While the deal gave the DRC access to capital on a scale it could not receive anywhere else - and which the IMF says could return mine production to the high levels of the 1980s, helping to boost GDP growth to double digits – it came with a costly caveat. The majority Chinese partners in the Sicomines JV - Sinohydro Corp and China Railway Engineering Corp - have received sovereign guarantees that the Congolese state will underwrite any difference that might emerge between the cost of infrastructure and revenues from the mines.

This aspect of the deal is seen by western donors as making China a privileged creditor, breaching covenants that sit behind potential HIPC debt relief amounting to over US$7bn for the DRC, which is saddled with some US$11bn of external debt stored up from the days of president Mobutu Sese Seko. To obtain debt relief, Kinshasa has specifically committed to ensuring that fresh debts will not further complicate the sustainability of its debt.

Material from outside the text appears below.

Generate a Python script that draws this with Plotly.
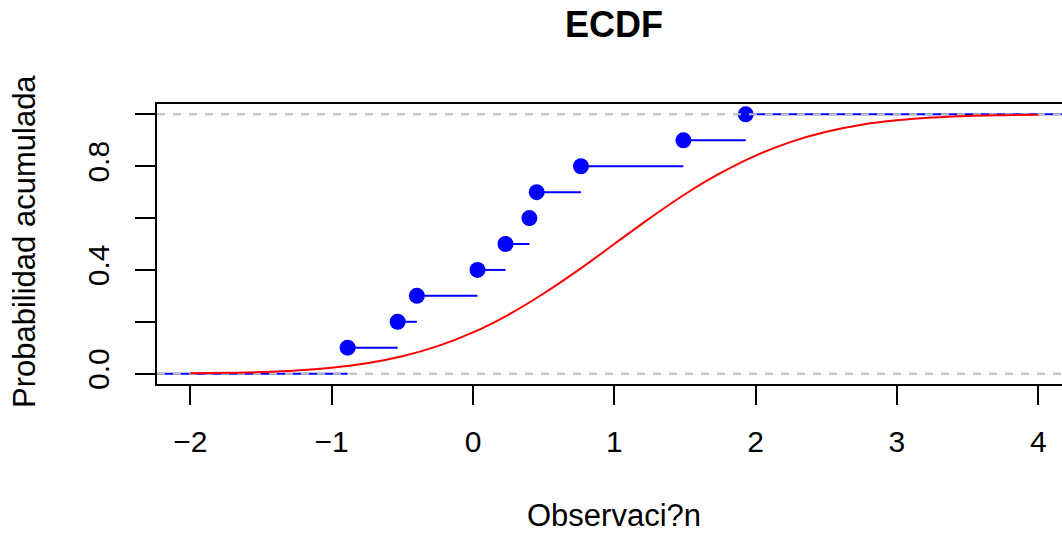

“It is not clear which bodies or countries are driving this, but technically, the view from the donors seems correct,” says a representative of Omni Bridgeway, the Dutch distressed debt advisory firm.

Chinese ripples

A Chinese view of the situation was provided by Wu Zexian, China’s ambassador to the DRC. “They [western institutions] are wrong to ask Congo to remove the state guarantee. That is blackmail,” he said, quoted on February 11 by China Digital Times. He described the DRC as “a poor country that needs to develop”, and asked: “Why force the country to modify the clause? We cannot accept that. It’s discriminatory.”

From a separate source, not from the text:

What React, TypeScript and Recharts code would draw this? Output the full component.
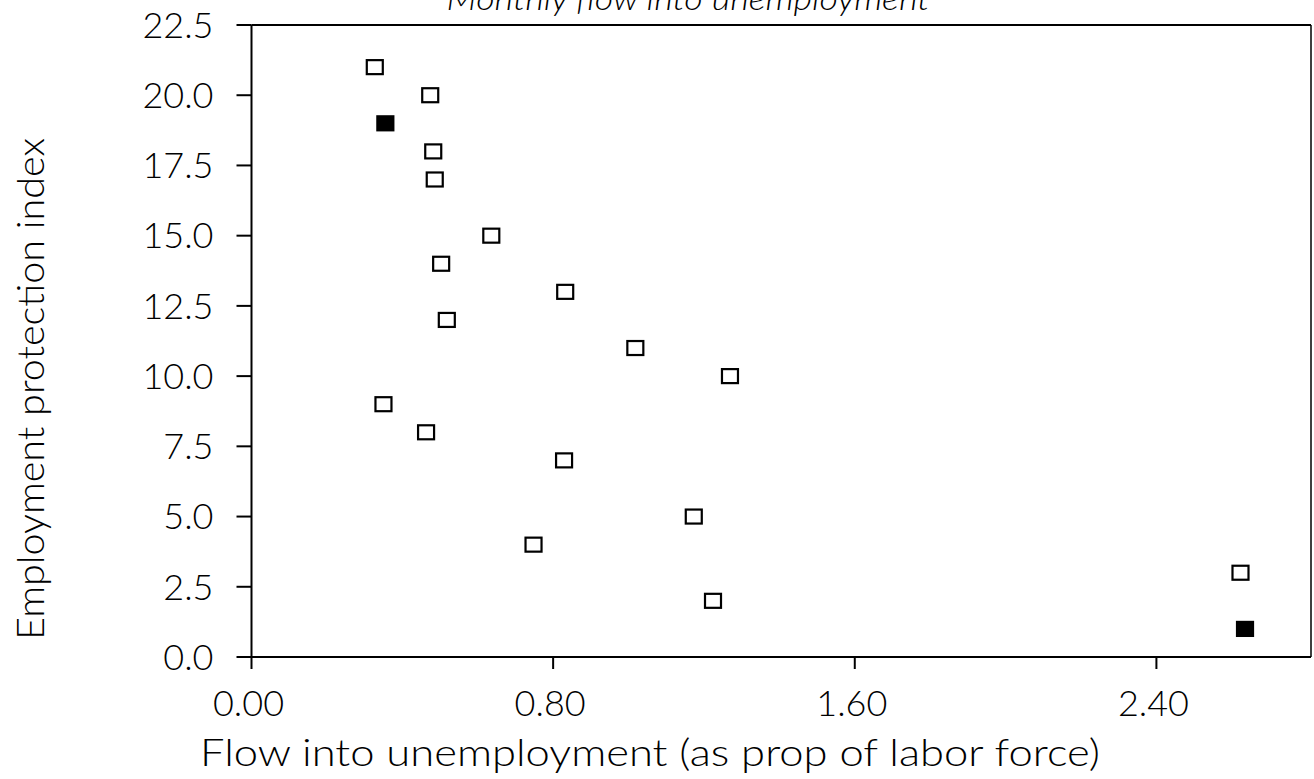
import { ScatterChart, Scatter, XAxis, YAxis, ReferenceLine } from 'recharts';

// flow into unemployment (x) vs employment protection rank (y)
const openFlow = [0.327, 0.474, 0.482, 0.486, 0.636, 0.503, 0.832, 0.518, 1.018, 1.269, 0.35, 0.463, 0.829, 1.173, 0.748, 2.623, 1.224];
const openIndex = [21, 20, 18, 17, 15, 14, 13, 12, 11, 10, 9, 8, 7, 5, 4, 3, 2];
const filledFlow = [0.355, 2.635];
const filledIndex = [19, 1];

const xTicks = [0, 0.8, 1.6, 2.4];
const yTicks = [0, 2.5, 5, 7.5, 10, 12.5, 15, 17.5, 20, 22.5];

const openData = openFlow.map((x, i) => ({ x, y: openIndex[i] }));
const filledData = filledFlow.map((x, i) => ({ x, y: filledIndex[i] }));

const tickFont = { fontFamily: 'Lato', fontWeight: 300, fontSize: 36, fill: '#000' };

function Box(props: any) {
  const { cx, cy, filled } = props;
  if (cx == null || cy == null) return null;
  return (
    <rect
      x={cx - 8}
      y={cy - 7}
      width={16}
      height={14}
      fill={filled ? '#000' : '#fff'}
      stroke="#000"
      strokeWidth={2.2}
    />
  );
}

export default function App() {
  return (
    <div style={{ position: 'absolute', left: 0, top: 0, background: '#fff' }}>
      <ScatterChart width={1314} height={779} margin={{ top: 25, right: 3, bottom: 0, left: 0 }}>
        <XAxis
          type="number"
          dataKey="x"
          domain={[0, 2.81]}
          ticks={xTicks}
          tickFormatter={(v: number) => v.toFixed(2)}
          tick={{ ...tickFont, dx: -3 }}
          tickSize={12}
          tickMargin={21}
          height={122}
          stroke="#000"
          strokeWidth={2}
        />
        <YAxis
          type="number"
          dataKey="y"
          domain={[0, 22.5]}
          ticks={yTicks}
          tickFormatter={(v: number) => v.toFixed(1)}
          tick={tickFont}
          tickSize={15}
          tickMargin={23}
          width={251.5}
          stroke="#000"
          strokeWidth={2}
        />
        <ReferenceLine y={22.5} stroke="#000" strokeWidth={2} />
        <ReferenceLine x={2.81} stroke="#000" strokeWidth={1.5} />
        <Scatter data={openData} shape={<Box />} isAnimationActive={false} />
        <Scatter data={filledData} shape={<Box filled />} isAnimationActive={false} />
        <text
          x={688}
          y={10}
          textAnchor="middle"
          fontFamily="Lato"
          fontWeight={300}
          fontStyle="italic"
          fontSize={32}
          textLength={483}
          lengthAdjust="spacingAndGlyphs"
        >
          Monthly flow into unemployment
        </text>
        <text
          x={650}
          y={766}
          textAnchor="middle"
          fontFamily="Lato"
          fontWeight={300}
          fontSize={38}
          textLength={900}
          lengthAdjust="spacingAndGlyphs"
        >
          Flow into unemployment (as prop of labor force)
        </text>
        <text
          transform="translate(44,389) rotate(-90)"
          textAnchor="middle"
          fontFamily="Lato"
          fontWeight={300}
          fontSize={38}
          textLength={502}
          lengthAdjust="spacingAndGlyphs"
        >
          Employment protection index
        </text>
      </ScatterChart>
    </div>
  );
}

When the Sino-Congolese deal was first struck, China’s appetite for minerals was insatiable, and copper prices hovered at US$10,000 per ton. But by early February the price had fallen to around US$3,000 per ton, far below an assumed break-even copper price of between US$4,500 and $5,500 that underpins the contract. In exchange for its $9bn, China obtained a concession to mine approximately 422,000 tons of cobalt and 10 million tons of copper over a 20-year period, but there are reportedly clauses in the contract – on which much information is still missing – whereby the DRC has guaranteed to repay China if and when the potential value of the mined copper and cobalt falls below a set floor. 

“The price has fallen below the reported break-even level, and so a sovereign liability for the DRC under the guarantees has apparently been created, which could represent a breach of the underlying covenants of the HIPC debt forgiveness process,” explains Omni Bridgeway.

The representative adds: “There have been underlying concerns among donors for some time on the effect of soft loans from China to African countries that have received debt forgiveness, but this is the first case where the ramifications have become very clear.”

The HIPC process also stipulates that debt must be fully transparent, contrasting starkly with the DRC’s US$9bn deal and other billions of dollars worth of Chinese loans, investments and aid into  Angola and other African markets, all of which have come unfettered by western-style demands for good governance. “There is too much information missing in order to make even a rough calculation of what Congo’s debt would be under the contract,” said one London-based analyst.

“I suspect nobody knows the terms except the bilaterals involved,” added Stuart Culverhouse, chief economist at Exotix.

The HIPC’s completion point - at which stage the DRC is expected to also benefit from additional multilateral, Paris and London Club debt write-offs – was originally scheduled for end-2008. “These issues mean that there will be some serious concern over DRC achieving its HIPC completion point, but if the development community holds back, the country will be in great difficulty,” the analyst said.

For commercial creditors that hold DRC debt, a particular focus has been Gécamines, which has some trade-related debt that is heavily in default. “The outlook is even worse now for investors in Congolese defaulted debt,” said the London analyst.